Items from a dataset:
==*==

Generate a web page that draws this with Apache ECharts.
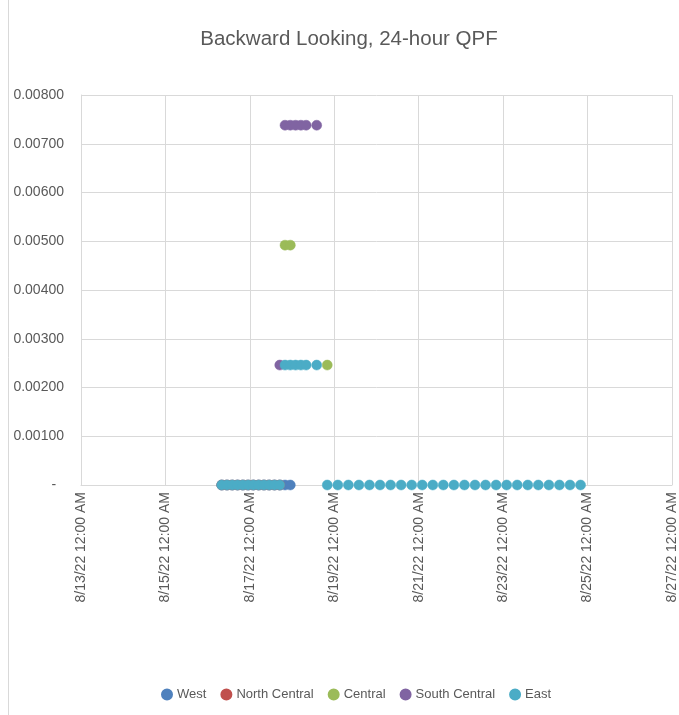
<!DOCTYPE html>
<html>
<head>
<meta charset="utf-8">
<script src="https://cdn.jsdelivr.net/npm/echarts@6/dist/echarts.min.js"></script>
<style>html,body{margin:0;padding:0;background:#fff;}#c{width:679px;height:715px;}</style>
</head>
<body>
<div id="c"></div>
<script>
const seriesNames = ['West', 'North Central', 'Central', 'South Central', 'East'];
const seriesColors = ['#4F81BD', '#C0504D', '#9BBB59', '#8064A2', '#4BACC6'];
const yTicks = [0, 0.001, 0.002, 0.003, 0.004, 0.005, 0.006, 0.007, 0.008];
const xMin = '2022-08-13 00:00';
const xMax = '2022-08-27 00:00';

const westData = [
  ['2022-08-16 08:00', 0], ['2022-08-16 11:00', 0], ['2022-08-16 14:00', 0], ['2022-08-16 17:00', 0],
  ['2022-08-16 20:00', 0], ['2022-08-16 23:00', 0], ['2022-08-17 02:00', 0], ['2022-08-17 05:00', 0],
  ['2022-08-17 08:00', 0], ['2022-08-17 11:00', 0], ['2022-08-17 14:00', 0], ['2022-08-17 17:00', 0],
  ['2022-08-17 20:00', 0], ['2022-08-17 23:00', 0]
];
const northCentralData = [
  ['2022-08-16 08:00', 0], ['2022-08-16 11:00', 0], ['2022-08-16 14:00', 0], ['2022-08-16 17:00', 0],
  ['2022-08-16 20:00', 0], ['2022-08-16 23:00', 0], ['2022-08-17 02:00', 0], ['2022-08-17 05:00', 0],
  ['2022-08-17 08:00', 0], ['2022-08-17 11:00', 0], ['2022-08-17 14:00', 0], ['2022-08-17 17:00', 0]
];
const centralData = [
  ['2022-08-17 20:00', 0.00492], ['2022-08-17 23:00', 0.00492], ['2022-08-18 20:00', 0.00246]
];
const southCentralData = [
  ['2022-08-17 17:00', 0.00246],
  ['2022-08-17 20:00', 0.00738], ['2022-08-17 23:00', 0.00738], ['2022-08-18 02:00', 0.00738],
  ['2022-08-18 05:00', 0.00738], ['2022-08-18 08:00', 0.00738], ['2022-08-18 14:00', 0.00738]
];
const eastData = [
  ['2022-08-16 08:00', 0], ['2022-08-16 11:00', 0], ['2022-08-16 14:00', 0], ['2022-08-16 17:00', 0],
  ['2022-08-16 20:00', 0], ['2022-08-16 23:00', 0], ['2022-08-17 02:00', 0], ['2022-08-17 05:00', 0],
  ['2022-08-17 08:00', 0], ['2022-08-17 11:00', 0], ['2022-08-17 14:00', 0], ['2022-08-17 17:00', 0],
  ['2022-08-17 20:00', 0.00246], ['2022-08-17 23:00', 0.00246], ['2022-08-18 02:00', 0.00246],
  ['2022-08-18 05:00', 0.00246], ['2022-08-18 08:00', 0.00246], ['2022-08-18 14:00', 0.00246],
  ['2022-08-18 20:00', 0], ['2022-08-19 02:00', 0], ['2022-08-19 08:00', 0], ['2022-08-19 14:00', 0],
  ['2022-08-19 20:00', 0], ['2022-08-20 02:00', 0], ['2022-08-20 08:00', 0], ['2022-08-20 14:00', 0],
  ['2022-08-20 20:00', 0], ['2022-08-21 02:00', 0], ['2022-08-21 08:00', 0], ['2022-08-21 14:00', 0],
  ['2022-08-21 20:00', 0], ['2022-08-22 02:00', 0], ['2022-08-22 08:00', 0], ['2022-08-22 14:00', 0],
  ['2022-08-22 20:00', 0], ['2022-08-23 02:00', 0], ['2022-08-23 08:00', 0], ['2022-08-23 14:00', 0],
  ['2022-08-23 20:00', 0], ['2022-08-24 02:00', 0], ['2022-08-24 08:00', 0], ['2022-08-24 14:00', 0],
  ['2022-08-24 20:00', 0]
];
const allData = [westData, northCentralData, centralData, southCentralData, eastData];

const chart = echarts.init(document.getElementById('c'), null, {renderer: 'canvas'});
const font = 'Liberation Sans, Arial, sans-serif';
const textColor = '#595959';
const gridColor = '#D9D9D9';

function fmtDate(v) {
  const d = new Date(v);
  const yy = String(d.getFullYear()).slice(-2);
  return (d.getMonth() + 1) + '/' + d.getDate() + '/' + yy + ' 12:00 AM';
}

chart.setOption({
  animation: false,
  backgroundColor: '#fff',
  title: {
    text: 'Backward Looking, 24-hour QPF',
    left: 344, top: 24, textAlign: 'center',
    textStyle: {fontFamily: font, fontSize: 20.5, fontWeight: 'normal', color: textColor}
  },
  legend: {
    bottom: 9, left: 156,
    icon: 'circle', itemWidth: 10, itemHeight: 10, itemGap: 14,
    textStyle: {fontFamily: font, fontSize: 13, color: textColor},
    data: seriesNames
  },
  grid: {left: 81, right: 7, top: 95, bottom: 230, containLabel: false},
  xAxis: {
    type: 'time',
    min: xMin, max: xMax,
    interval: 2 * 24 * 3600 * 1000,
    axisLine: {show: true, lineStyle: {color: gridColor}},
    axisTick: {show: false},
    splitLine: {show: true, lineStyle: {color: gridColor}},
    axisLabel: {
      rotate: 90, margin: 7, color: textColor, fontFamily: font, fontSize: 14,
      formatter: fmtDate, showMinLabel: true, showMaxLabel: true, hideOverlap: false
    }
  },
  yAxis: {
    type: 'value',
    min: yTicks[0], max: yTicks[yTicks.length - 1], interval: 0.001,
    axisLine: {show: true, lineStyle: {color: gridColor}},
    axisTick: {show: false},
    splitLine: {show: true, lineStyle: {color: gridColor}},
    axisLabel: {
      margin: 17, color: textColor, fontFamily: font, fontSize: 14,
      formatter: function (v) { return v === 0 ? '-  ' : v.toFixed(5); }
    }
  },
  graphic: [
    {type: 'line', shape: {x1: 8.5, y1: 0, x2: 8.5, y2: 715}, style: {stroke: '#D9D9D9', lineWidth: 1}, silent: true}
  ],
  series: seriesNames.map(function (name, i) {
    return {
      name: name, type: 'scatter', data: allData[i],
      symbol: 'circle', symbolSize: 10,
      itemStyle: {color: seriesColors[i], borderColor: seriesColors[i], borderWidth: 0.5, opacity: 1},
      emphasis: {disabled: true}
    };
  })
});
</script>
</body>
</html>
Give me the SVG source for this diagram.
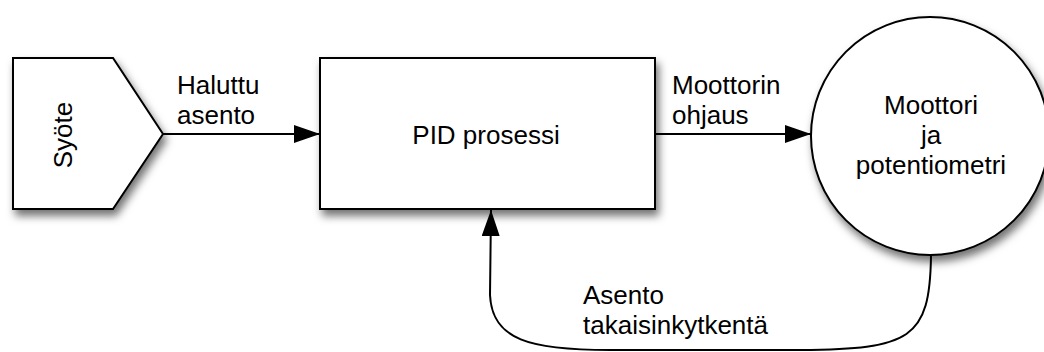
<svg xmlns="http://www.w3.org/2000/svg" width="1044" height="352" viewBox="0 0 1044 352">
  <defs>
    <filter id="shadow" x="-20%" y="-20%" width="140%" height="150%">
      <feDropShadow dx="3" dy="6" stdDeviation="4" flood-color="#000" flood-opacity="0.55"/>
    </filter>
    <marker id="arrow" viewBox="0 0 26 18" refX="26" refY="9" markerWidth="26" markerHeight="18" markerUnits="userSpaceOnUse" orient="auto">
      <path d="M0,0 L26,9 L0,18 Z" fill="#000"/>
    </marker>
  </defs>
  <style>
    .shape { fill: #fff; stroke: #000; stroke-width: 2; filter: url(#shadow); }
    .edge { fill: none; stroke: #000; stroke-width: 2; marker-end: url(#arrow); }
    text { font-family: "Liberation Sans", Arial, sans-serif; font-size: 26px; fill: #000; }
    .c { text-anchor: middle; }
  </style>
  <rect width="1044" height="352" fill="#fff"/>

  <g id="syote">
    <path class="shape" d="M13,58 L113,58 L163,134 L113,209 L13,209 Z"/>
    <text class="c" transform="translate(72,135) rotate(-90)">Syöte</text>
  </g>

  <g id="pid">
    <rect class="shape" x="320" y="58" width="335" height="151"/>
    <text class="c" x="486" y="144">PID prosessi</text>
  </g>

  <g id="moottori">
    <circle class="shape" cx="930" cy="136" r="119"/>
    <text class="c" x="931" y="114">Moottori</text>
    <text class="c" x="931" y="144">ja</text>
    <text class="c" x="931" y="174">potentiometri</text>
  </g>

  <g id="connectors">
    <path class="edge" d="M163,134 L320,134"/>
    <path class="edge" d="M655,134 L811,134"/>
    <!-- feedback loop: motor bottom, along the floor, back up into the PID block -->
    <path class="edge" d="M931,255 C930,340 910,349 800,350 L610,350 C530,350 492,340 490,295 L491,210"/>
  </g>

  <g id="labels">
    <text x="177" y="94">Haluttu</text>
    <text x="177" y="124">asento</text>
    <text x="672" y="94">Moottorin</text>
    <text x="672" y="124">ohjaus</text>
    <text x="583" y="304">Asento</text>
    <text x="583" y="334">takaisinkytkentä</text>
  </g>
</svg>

==*==

◆ WHAT THE EXERCISE ASKS
Using the records above, gather all lines where the string "this" is present.

◆ OUTPUT OF THE TASK
Generate a web page that draws this with Apache ECharts.
Give me the SVG source for this diagram.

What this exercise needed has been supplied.